Some fans posit that everything that happened after the
showdown in the shack was a nightmare, not unlike Jason popping out of the lake
to attack Alice in the first flick. After Jason killed Paul in the shack and Ginny
put the machete through the killer’s collarbone, she likely wandered back to
the camp, passed out and was then discovered by the paramedics. This explains
why Paul is mysteriously MIA and why the remains in the woods look like Muffin.
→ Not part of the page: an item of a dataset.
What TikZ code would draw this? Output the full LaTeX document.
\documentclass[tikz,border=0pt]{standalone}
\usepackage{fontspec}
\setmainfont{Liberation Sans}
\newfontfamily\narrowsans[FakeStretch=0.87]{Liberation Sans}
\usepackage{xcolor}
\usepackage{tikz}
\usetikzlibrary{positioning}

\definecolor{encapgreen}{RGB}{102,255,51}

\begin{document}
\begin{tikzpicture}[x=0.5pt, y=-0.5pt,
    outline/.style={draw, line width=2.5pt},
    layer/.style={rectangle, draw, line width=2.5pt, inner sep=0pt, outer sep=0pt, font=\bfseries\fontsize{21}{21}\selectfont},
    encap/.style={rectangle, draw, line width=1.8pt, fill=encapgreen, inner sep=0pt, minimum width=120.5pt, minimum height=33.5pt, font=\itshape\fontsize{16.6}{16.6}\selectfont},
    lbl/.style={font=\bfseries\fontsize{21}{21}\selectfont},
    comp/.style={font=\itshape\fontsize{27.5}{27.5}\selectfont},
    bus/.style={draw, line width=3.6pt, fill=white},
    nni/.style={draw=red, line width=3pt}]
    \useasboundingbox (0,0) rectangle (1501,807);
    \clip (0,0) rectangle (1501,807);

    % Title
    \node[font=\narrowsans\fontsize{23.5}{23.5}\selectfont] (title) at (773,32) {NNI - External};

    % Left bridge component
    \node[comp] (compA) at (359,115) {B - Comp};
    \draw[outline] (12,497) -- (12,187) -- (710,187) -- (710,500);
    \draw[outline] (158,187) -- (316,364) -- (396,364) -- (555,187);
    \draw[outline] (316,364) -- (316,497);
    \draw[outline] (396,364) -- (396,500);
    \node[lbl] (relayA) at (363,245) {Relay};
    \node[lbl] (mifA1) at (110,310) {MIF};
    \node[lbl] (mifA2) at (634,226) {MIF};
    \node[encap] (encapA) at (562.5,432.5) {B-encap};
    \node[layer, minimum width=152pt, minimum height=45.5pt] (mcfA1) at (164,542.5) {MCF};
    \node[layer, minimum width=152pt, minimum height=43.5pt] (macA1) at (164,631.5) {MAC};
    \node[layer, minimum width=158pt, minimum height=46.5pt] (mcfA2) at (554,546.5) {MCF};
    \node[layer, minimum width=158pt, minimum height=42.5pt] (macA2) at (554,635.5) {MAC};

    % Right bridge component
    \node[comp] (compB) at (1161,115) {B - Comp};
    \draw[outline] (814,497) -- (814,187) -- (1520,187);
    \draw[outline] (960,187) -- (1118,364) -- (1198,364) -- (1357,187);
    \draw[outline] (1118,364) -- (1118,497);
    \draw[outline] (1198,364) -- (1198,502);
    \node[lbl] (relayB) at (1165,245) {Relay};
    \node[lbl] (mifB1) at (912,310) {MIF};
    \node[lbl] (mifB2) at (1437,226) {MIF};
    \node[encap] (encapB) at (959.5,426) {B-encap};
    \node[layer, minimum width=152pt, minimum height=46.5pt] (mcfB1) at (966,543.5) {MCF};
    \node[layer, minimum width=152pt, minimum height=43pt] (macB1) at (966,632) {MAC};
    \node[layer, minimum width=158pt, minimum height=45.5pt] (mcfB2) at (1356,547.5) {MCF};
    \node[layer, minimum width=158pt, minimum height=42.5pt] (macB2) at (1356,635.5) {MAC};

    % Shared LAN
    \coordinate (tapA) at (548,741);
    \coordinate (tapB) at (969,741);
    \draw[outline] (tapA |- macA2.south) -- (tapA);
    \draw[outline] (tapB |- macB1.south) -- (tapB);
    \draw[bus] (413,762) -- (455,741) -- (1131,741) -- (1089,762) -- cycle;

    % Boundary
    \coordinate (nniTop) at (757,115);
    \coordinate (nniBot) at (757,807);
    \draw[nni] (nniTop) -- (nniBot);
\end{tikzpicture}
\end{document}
It’s because it was Muffin...those
sick fucks!
There’s only one missed opportunity and that’s the very
final scene. When the camera slowly zooms in on the decapitated, desiccated
head of Pamela Voorhees, it would have been fun if her eyes suddenly shot open
and then it faded to credits. Not only would this have been a nice little jump
scare, it would have reminded viewers of Pamela’s alpha and omega role in the
franchise.
So, there you have
it! Some might argue that Part 2 is
nothing more than a remake of the first film, and, I suppose, a case could be
made for this. In my opinion, aside for some meat-headed script decisions, the second flick is a lot leaner and meaner than
its predecessor. It also continues to advance the lore of this series, setting
up Part 3, which took Jason from
generic killer to full-blown cultural icon.
But that’s a campfire tale for another time!
Friday the 13'th Part 2 scores three stars out of five with a tilt down for that stupid prologue crap!